Arkansas Democrat-Gazette/STATON BREIDENTHAL U.S. Sen. Mark Pryor, left, and U.S. Rep. Tom Cotton listen in May at a tour of a Little Rock company involved in development of the Keystone XL pipeline.

Tom Cotton is ahead in the two most recent polls that deserve to be taken seriously.

I expect Democrats won't like that I include Rasmussen Reports' tally from May. Partisans argue that the firm's history shows a Republican slant. Well, there's not much to gripe about. Rasmussen gives Cotton a 4 percentage point lead that falls short of a majority. An earlier New York Times poll gave incumbent Sen. Mark Pryor an 11 percentage point lead, which nobody believed.

Also, a June tally by Magellan Strategies gave Cotton a 4 percentage point lead. It didn't show him with a majority either. There were some other polls, but they didn't release their questions and other data. Beware any poll that doesn't give you the questions when it hands you some answers. Pollsters like that got answers for Rep. Eric Cantor, R-Va.

The Real Clear Politics website keeps a rolling average of the decent polls so far. That tally shows an extremely tight race with both candidates well short of a majority. Its average shows Pryor with 45.5 percent to Cotton's 44.5.

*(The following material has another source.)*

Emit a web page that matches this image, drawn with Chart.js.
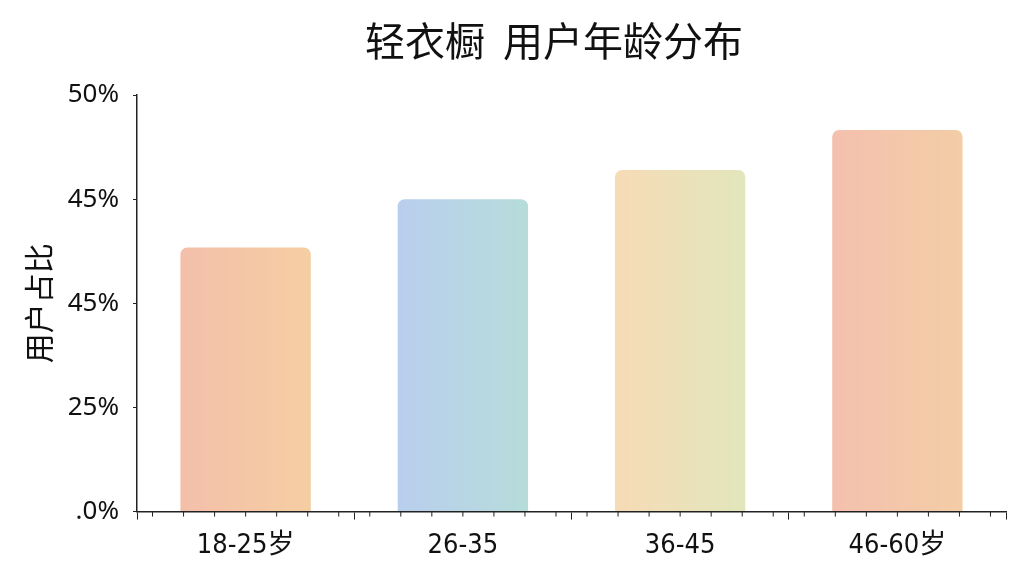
<!DOCTYPE html>
<html><head><meta charset="utf-8">
<script src="https://cdn.jsdelivr.net/npm/chart.js@4"></script>
<style>html,body{margin:0;padding:0;background:#fff}#wrap{width:1024px;height:576px}</style>
</head><body><div id="wrap"><canvas id="c" width="1024" height="576"></canvas></div>
<script>
const categories = ['18-25岁', '26-35', '36-45', '46-60岁'];
const shares = [31.7, 37.5, 41.0, 45.8];
const yTickLabels = ['.0%', '25%', '45%', '45%', '50%'];
const titleText = '轻衣橱  用户年龄分布';
const yTitle = '用户占比';
const barColorsLeft = ['#F3BFAA', '#B9CEEE', '#F6DBB6', '#F4C0AE'];
const barColorsRight = ['#F5CEA2', '#B6DCDA', '#E2E6BC', '#F3CDA6'];

const minorTicks = {
  id: 'minorTicks',
  afterDraw(chart) {
    const {ctx, chartArea, scales} = chart;
    const y = scales.y.bottom;
    ctx.save();
    ctx.strokeStyle = '#222';
    ctx.lineWidth = 1;
    const step = (scales.x.getPixelForValue(1) - scales.x.getPixelForValue(0)) / 7;
    for (let x = chartArea.left + step * 0.5; x <= chartArea.right + 1; x += step) {
      ctx.beginPath(); ctx.moveTo(x, y); ctx.lineTo(x, y + 5); ctx.stroke();
    }
    ctx.restore();
  }
};

const titlePlugin = {
  id: 'customTitle',
  afterDraw(chart) {
    const ctx = chart.ctx;
    ctx.save();
    ctx.fillStyle = '#111';
    ctx.font = 'normal 40px "Noto Sans CJK SC", "Noto Sans", sans-serif';
    ctx.textAlign = 'center';
    ctx.textBaseline = 'middle';
    ctx.fillText(titleText, 554, 41);
    ctx.restore();
  }
};

new Chart(document.getElementById('c'), {
  type: 'bar',
  data: {
    labels: categories,
    datasets: [{
      data: shares,
      backgroundColor(ctx) {
        const chart = ctx.chart;
        const i = ctx.dataIndex;
        if (!chart.chartArea || !chart.scales.x || i === undefined) return barColorsLeft[i || 0];
        const sx = chart.scales.x;
        const cx = sx.getPixelForValue(i);
        const w = (sx.getPixelForValue(1) - sx.getPixelForValue(0)) * 0.6;
        if (!isFinite(cx) || !isFinite(w)) return barColorsLeft[i];
        const g = chart.ctx.createLinearGradient(cx - w / 2, 0, cx + w / 2, 0);
        g.addColorStop(0, barColorsLeft[i]);
        g.addColorStop(1, barColorsRight[i]);
        return g;
      },
      borderRadius: {topLeft: 7, topRight: 7, bottomLeft: 0, bottomRight: 0},
      borderSkipped: 'bottom',
      categoryPercentage: 0.6,
      barPercentage: 1.0
    }]
  },
  options: {
    responsive: false,
    animation: false,
    devicePixelRatio: 1,
    layout: {padding: {left: 17, right: 18, top: 95, bottom: 4}},
    plugins: {
      legend: {display: false},
      tooltip: {enabled: false},
      title: {display: false}
    },
    scales: {
      x: {
        grid: {display: true, drawOnChartArea: false, drawTicks: true, tickLength: 8, color: '#222'},
        border: {display: true, color: '#222', width: 1.5},
        ticks: {
          color: '#111', padding: 10,
          font: {family: '"DejaVu Sans Condensed", "Noto Sans CJK SC", sans-serif', size: 27}
        }
      },
      y: {
        min: 0, max: 50,
        afterFit(scale) { scale.width = 120; },
        grid: {display: true, drawOnChartArea: false, drawTicks: true, tickLength: 4, color: '#222'},
        border: {display: true, color: '#222', width: 1.5},
        ticks: {
          stepSize: 12.5, color: '#111', padding: 14,
          font: {family: '"Noto Sans", sans-serif', size: 26},
          callback(v, i) { return yTickLabels[i]; }
        },
        title: {
          display: true, text: yTitle, color: '#111',
          font: {family: '"Noto Sans CJK SC", sans-serif', size: 30},
          padding: {bottom: 4}
        }
      }
    }
  },
  plugins: [minorTicks, titlePlugin]
});
</script></body></html>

Even in a race this close, missing the Bradley County Pink Tomato Festival on June 5 won't lose it for Cotton. Feeding the perception that he's hand-picked candidate of out-of-state billionaires, however, could.

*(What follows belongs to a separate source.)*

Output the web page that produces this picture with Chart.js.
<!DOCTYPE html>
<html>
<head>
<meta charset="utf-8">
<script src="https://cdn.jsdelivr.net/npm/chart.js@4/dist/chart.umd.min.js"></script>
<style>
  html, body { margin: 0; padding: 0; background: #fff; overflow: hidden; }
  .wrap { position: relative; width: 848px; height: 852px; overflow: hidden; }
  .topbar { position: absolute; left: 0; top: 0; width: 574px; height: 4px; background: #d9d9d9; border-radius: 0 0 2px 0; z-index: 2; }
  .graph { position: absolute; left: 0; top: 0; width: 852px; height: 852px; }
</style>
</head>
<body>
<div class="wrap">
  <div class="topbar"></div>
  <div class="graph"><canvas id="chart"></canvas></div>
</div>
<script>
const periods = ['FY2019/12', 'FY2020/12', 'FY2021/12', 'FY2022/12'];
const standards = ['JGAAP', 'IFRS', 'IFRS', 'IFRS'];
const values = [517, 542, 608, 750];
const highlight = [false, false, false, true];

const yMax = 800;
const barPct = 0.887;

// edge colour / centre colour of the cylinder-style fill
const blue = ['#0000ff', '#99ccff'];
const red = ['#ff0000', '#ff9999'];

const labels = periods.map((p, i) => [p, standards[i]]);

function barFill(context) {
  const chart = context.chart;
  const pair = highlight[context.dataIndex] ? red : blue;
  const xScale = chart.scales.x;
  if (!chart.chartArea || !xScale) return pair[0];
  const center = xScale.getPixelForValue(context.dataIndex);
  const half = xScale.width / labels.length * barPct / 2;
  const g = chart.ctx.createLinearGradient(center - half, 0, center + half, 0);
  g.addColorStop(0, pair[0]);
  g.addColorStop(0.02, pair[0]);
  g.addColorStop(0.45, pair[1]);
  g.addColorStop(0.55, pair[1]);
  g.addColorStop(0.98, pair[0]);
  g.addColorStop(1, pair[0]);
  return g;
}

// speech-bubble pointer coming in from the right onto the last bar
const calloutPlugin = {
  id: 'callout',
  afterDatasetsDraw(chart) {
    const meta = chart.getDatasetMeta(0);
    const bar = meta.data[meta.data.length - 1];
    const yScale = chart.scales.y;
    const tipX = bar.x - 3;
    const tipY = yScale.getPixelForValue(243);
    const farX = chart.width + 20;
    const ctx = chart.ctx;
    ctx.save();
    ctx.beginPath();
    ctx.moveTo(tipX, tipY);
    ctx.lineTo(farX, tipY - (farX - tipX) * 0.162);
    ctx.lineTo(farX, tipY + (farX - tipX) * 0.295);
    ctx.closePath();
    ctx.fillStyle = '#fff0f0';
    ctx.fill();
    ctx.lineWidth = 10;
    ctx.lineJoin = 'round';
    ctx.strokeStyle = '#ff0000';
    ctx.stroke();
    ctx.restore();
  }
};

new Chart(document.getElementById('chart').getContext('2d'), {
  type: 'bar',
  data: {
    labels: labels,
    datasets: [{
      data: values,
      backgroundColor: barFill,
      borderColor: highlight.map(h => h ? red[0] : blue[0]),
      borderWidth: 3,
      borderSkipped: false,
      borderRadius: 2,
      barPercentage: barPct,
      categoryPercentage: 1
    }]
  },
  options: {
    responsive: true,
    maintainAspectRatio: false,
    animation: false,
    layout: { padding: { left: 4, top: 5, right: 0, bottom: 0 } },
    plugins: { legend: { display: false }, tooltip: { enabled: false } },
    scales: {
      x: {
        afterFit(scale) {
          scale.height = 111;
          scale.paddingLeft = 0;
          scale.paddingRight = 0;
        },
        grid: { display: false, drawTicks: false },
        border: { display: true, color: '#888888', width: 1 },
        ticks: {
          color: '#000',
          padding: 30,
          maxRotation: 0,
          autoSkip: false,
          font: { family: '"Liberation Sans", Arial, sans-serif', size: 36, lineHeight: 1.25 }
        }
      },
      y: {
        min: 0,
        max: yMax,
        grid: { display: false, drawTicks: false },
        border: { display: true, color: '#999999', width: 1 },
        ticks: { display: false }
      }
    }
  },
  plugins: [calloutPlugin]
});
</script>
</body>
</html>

The Pink Tomato Festival in South Arkansas is a quaint remnant of a dying political culture. It's the kind of regional gathering politicians had to attend back in the days of look-the-voter-in-the-eye politics.

It's a tradition, though mainly a Democratic one -- so far. GOP governor's nominee Asa Hutchinson not only went, he came in third in the tomato-eating contest. Now there's a guy who's learned a thing or two about running for office in this state.

You can make an argument there are better ways to campaign, although I'd dispute that. You can argue a busy candidate has better uses for his time. A better use, however, definitely isn't to go to California to hobnob with people who support you 100 percent already and whom your opponent repeatedly declares to be your owners.

Stereotypical mega-donors Charles and David Koch hosted a closed door confab at a beach resort. Cotton was on the agenda. Yeah, Pryor has held fundraisers in Hollywood -- but never broken with a long-standing Arkansas tradition to do it.

Modern Senate campaigns need money. I get that. Donors require ego strokes. I get that, too. Cotton has money, however. What he needs are votes. There were no votes in California. In addition, also note that much of the money provided by rich donors and spent on Cotton's behalf so far has been spent, for instance, on commercials that dramatize a certain unpleasant bodily function of a parrot.

As politicians, most billionaires are great businessmen.

Cotton doesn't let other people -- anyone -- tell him what he thinks. Anybody who's ever met Cotton can tell that. What he's really fighting is the perception that his beliefs exactly fit the bill for big GOP donors. So they picked him out as their U.S. senator -- not ours. The process strongly resembles getting picked for prestigious guard duty in the U.S. Army just because you're tall. Cotton meets the money club's ideological height requirement.

You can argue that the Democratic Senatorial Campaign Committee's ads against Cotton are misleading and false. They are, however, damaging. The chief reason is because the committee is run by political animals, not businessmen. They don't have as much money to spend, but they don't waste it. The rise of super-rich mega-donors who no longer filter their money through the Republican Party may be a nice problem to have for GOP candidates nationwide, but it's a problem.

Speaking of problems, I'm more than a little shocked by Sen. Thad Cochran, R-Miss. He went to Democrats to save his electoral hide. Sure, it worked. Exploiting Mississippi's wide-open primary system was the only strategy that could win that runoff, too. I get all that. But a senior member of the U.S. Senate just decided that saving his own skin mattered more than loyalty to his party. And the GOP leadership is OK with that.

In effect, the GOP just told the rank and file that getting a Senate majority matters more than, well, representing the rank and file.

If a GOP Senate majority won't represent their own party members, who's it for?

DOUG THOMPSON IS A POLITICAL REPORTER AND COLUMNIST FOR NWA MEDIA.